Readers Write: My suggestions to improve GN School District

Just the other day, the Great Neck News published an unfortunate piece entitled “Reflections on the Great Neck school board election” in which the writer not only hurled baseless accusations at me, but also claimed to be able to magically see into the hearts, minds, and motivations of voters. Inventing fiction about my school board campaign is one thing. Spreading falsehoods about the people who voted for me is another. It is clear that this individual is not sufficiently informed to speak to anything about the election, other than his objective to foster division and hate while pretending to stand for truth and justice. His personal attacks are distressing – though, having known him for nearly two decades, his actions are not surprising to me. What was surprising was that his efforts were supported by the president of the school board. Frankly, I think our entire community deserves better.

Running for the school board was an awesome opportunity to help the school district and its leadership do better by and for our children. In the wake of the election, many are now focused on our district like never before. We cannot allow our progress to be derailed by nonsense. I am writing now to keep up the momentum and advance the conversation.

Since there appears to be a desire to offer reflections on the school board election, I will offer a few fact-based reflections of my own. The school board election in Great Neck was about a parent challenging a politician. It was about an apolitical community member running as a candidate for a seat on the Board of Education against an organized political machine. It was about a father who challenged the status quo and was, in turn, attacked by the leadership of the teachers’ union. It was an election essentially determined by absentee ballots and an effort to have the Great Neck of yesteryear stand against Great Neck of today and tomorrow.

Over the weekend, Mrs. Berkowitz sent me the following email: “Mr. Glickman, in an effort to improve the items or areas you feel are lacking in our “transparency” that you’ve referred to, please chronicle for us what specific areas to which you are referring so that the superintendent and the board might seek ways to investigate them and/or change the district’s methods of communication going forward.”

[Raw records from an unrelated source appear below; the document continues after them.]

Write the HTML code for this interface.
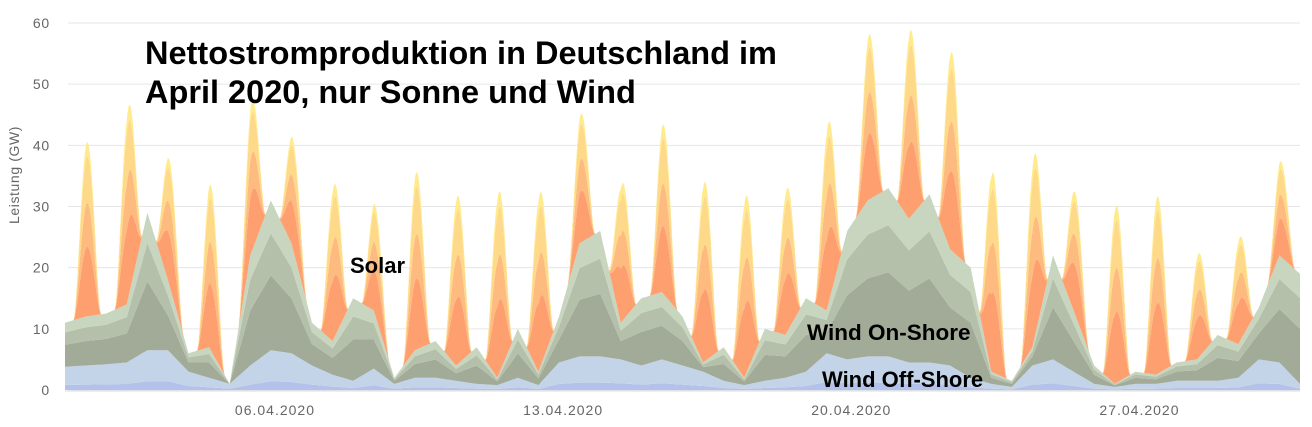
<!DOCTYPE html>
<html><head><meta charset="utf-8">
<style>
body{margin:0;background:#fff;width:1312px;height:427px;overflow:hidden;font-family:"Liberation Sans",Arial,sans-serif}
svg{display:block}
</style></head>
<body>
<svg id="chart" width="1312" height="427" xmlns="http://www.w3.org/2000/svg">
<g id="grid"></g>
<g id="areas"></g>
<g id="axes"></g>
<text x="19" y="175" transform="rotate(-90 19 175)" text-anchor="middle" font-size="14" letter-spacing="0.6" fill="#666">Leistung (GW)</text>
<text x="145" y="64" font-size="32.5" font-weight="bold" fill="#000">Nettostromproduktion in Deutschland im</text>
<text x="145" y="103" font-size="32.5" font-weight="bold" fill="#000">April 2020, nur Sonne und Wind</text>
<text x="350" y="273" font-size="22" font-weight="bold" fill="#000">Solar</text>
<text x="807" y="340" font-size="22.5" font-weight="bold" fill="#000">Wind On-Shore</text>
<text x="822" y="387" font-size="22" font-weight="bold" fill="#000">Wind Off-Shore</text>
</svg>
<script>
// half-day samples (00h, 12h per day, plus end)
const offshore = [3.8,4, 4.2,4.5, 6.5,6.5, 3,2, 1,4, 6.5,6, 4,2.5, 1.5,3.5, 1,2, 2,1.5, 1,0.8, 2,0.8, 4.5,5.5, 5.5,5, 4,5, 4,3, 1.5,0.8, 1.5,2, 3,6, 5,5.5, 5.5,4.5, 4.5,4, 2,1, 0.5,4, 5,3, 1,0.5, 1,1, 1.5,1.5, 1.5,2, 5,4.5, 1];
const onshore = [7.2,8, 8.3,9.5, 22.5,11.5, 3,5, 0,18, 24.5,18, 7,5.5, 13.5,9.5, 1,4.5, 6,2.5, 6,1.2, 8,2.2, 7.5,18.5, 20.5,6, 11,11, 8,1.5, 5.5,1.2, 8.5,7, 12,7, 21,25.5, 27.5,23.5, 27.5,19, 18,2, 1,3, 17,10, 3,0.5, 2,1.5, 3,3.5, 7.5,5.5, 8.5,17.5, 18];
// daily solar peak (GW)
const solarPeak = [28.5,31,20.5,27,24.5,18,25,18,29,27.5,29.7,28.5,21,22.5,27.7,29.3,29,23.5,29.5,27,30.5,32.5,32.7,30,20,29,29,17,17,15.6];
const yTicks = [0,10,20,30,40,50,60];
const xTickLabels = ["06.04.2020","13.04.2020","20.04.2020","27.04.2020"];
const xTickPos = [5.1,12.1,19.1,26.1]; // day index positions

const NS="http://www.w3.org/2000/svg";
const X0=65,X1=1300,Y0=390,YMAX=60,YTOP=23,DAYS=30;
const xs=d=>X0+d/DAYS*(X1-X0);
const ys=v=>Y0-v/YMAX*(Y0-YTOP);
function mk(tag,attrs,parent){const e=document.createElementNS(NS,tag);for(const k in attrs)e.setAttribute(k,attrs[k]);parent.appendChild(e);return e;}

const grid=document.getElementById('grid'),axes=document.getElementById('axes'),areas=document.getElementById('areas');
yTicks.forEach(t=>{
  const l=mk('line',{x1:68,x2:1300,y1:ys(t),y2:ys(t),stroke:'#e6e6e6','stroke-width':1},grid);
  
  
  const tx=mk('text',{x:50,y:ys(t)+5,'text-anchor':'end','font-size':14,'letter-spacing':0.8,fill:'#666'},axes);
  tx.textContent=t;
  
  
});
xTickLabels.forEach((s,i)=>{
  const tx=mk('text',{x:xs(xTickPos[i]),y:415,'text-anchor':'middle','font-size':14,'letter-spacing':1,fill:'#666'},axes);
  tx.textContent=s;
  
  
});

function at(arr,d){const p=d*2;const i=Math.min(Math.floor(p),arr.length-2);const f=p-i;return arr[i]*(1-f)+arr[i+1]*f;}
function solarAt(d){const day=Math.min(Math.floor(d),DAYS-1);const h=(d-day)*24;if(h<5||h>21)return 0;const c=Math.max(0,Math.cos((h-13)/8*Math.PI/2));return solarPeak[day]*Math.pow(c,1.6);}

const layers=[
 {name:'offshore-dark',col:'#b3c2ea',lo:s=>0,hi:s=>0.22*s.off},
 {name:'offshore',col:'#c4d4e8',lo:s=>0.22*s.off,hi:s=>s.off},
 {name:'onshore-core',col:'#a2ab98',lo:s=>s.off,hi:s=>s.off+0.5*s.on},
 {name:'onshore-mid',col:'#b5c0aa',lo:s=>s.off+0.5*s.on,hi:s=>s.off+0.78*s.on},
 {name:'onshore-light',col:'#c8d6c0',lo:s=>s.off+0.78*s.on,hi:s=>s.off+s.on},
 {name:'solar-orange',col:'#fd9f6e',lo:s=>s.off+s.on,hi:s=>s.off+s.on+0.4*s.sol},
 {name:'solar-light-orange',col:'#fdbb80',lo:s=>s.off+s.on+0.4*s.sol,hi:s=>s.off+s.on+0.65*s.sol},
 {name:'solar-yellow',col:'#ffd98a',lo:s=>s.off+s.on+0.65*s.sol,hi:s=>s.off+s.on+0.92*s.sol},
 {name:'solar-pale',col:'#ffeb8e',lo:s=>s.off+s.on+0.92*s.sol,hi:s=>s.off+s.on+s.sol}
];
const samples=[];
for(let k=0;k<=DAYS*48;k++){const d=k/48;samples.push({d,off:at(offshore,d),on:Math.max(0,at(onshore,d)),sol:solarAt(d)});}
layers.forEach(L=>{
  let p='M'+samples.map(s=>xs(s.d).toFixed(1)+','+ys(L.hi(s)).toFixed(1)).join('L');
  p+='L'+samples.slice().reverse().map(s=>xs(s.d).toFixed(1)+','+ys(L.lo(s)).toFixed(1)).join('L')+'Z';
  const e=mk('path',{d:p,fill:L.col,stroke:'none'},areas);
  
  
});
const base=mk('line',{x1:65,x2:1300,y1:391,y2:391,stroke:'#d8dce8','stroke-width':1},axes);


</script>
</body></html>
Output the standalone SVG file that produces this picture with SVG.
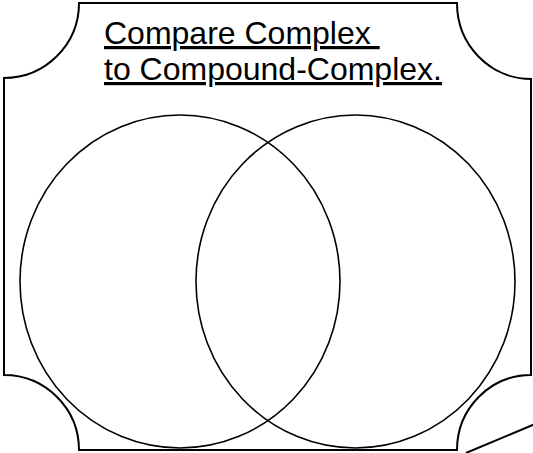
<svg xmlns="http://www.w3.org/2000/svg" width="533" height="453" viewBox="0 0 533 453">
<style>
.frame{fill:none;stroke:#000;stroke-width:2}
.set{fill:none;stroke:#000;stroke-width:1.6}
.title{font-family:"Liberation Sans",Arial,sans-serif;font-size:32px;fill:#000;text-decoration:underline}
</style>
<rect width="533" height="453" fill="#fff"/>
<g id="frame">
<path class="frame" d="M79,3 H457 A74,76 0 0 0 531,79 V375 A74,75 0 0 0 457,450 H79 A75,75 0 0 0 4,375 V78 A75,75 0 0 0 79,3 Z"/>
<line class="frame" x1="466" y1="453" x2="535" y2="424"/>
</g>
<g id="title">
<text class="title" x="104" y="44" xml:space="preserve">Compare Complex </text>
<text class="title" x="104" y="80">to Compound-Complex.</text>
</g>
<g id="circle-left">
<ellipse class="set" cx="180" cy="281.5" rx="160" ry="166.5"/>
</g>
<g id="circle-right">
<ellipse class="set" cx="355.5" cy="281.5" rx="159.5" ry="166.5"/>
</g>
<g id="connectors"></g>
</svg>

I will, in due time, respond to Mrs. Berkowitz with a comprehensive summary of what I learned in the hundreds of conversations I had across the district. In the meantime, I offer these suggestions as immediate next steps for the Board of Education to take:

    Record every meeting of Great Neck’s Board of Education and post those recordings on the district’s website for all to see and hear.
    Communicate with parents and the community well in advance of every board meeting about what will be on the agenda, as well as reminding them of the date and time of the meeting (and where to find the archive of previously recorded meetings).

    De-politicize the Board of Education and return to the system of elections that previously existed where individuals ran for a seat—not against an incumbent—empowering the community to elect top vote-getters in apolitical elections.
    Stop seeking absentee ballots from non-taxpayer residents who live in assisted-living homes in Great Neck.
    Establish a conflict-of-interest policy that prohibits sitting members of the Board of Education from accepting financial support from the teachers’ union (Great Neck Teachers Association) given that these board members are responsible for negotiating contracts with the union.
    Expand the Board of Education to seven seats to ensure that this diverse community is better represented by parents and taxpayers alike.
    Commit that the next time a search is conducted for the superintendent position, the process will be guided by an expert national search firm, just as every parent leader has previously demanded (to no avail), and every high-achieving peer district does.
    Create a working group that explores the distribution of resources across the district, school by school—not for the purpose of shifting funds away from programs, but rather to ensure that children in every school have the same opportunities.
    Provide financial projections that clearly articulate what is anticipated in future year costs so that all taxpayers can better understand the financial position of the district.
    Recognize that parents in this district make possible the many successes we are fortunate to experience in our schools.

    I remain grateful, Great Neck, for the opportunity you gave me. Thank you once again.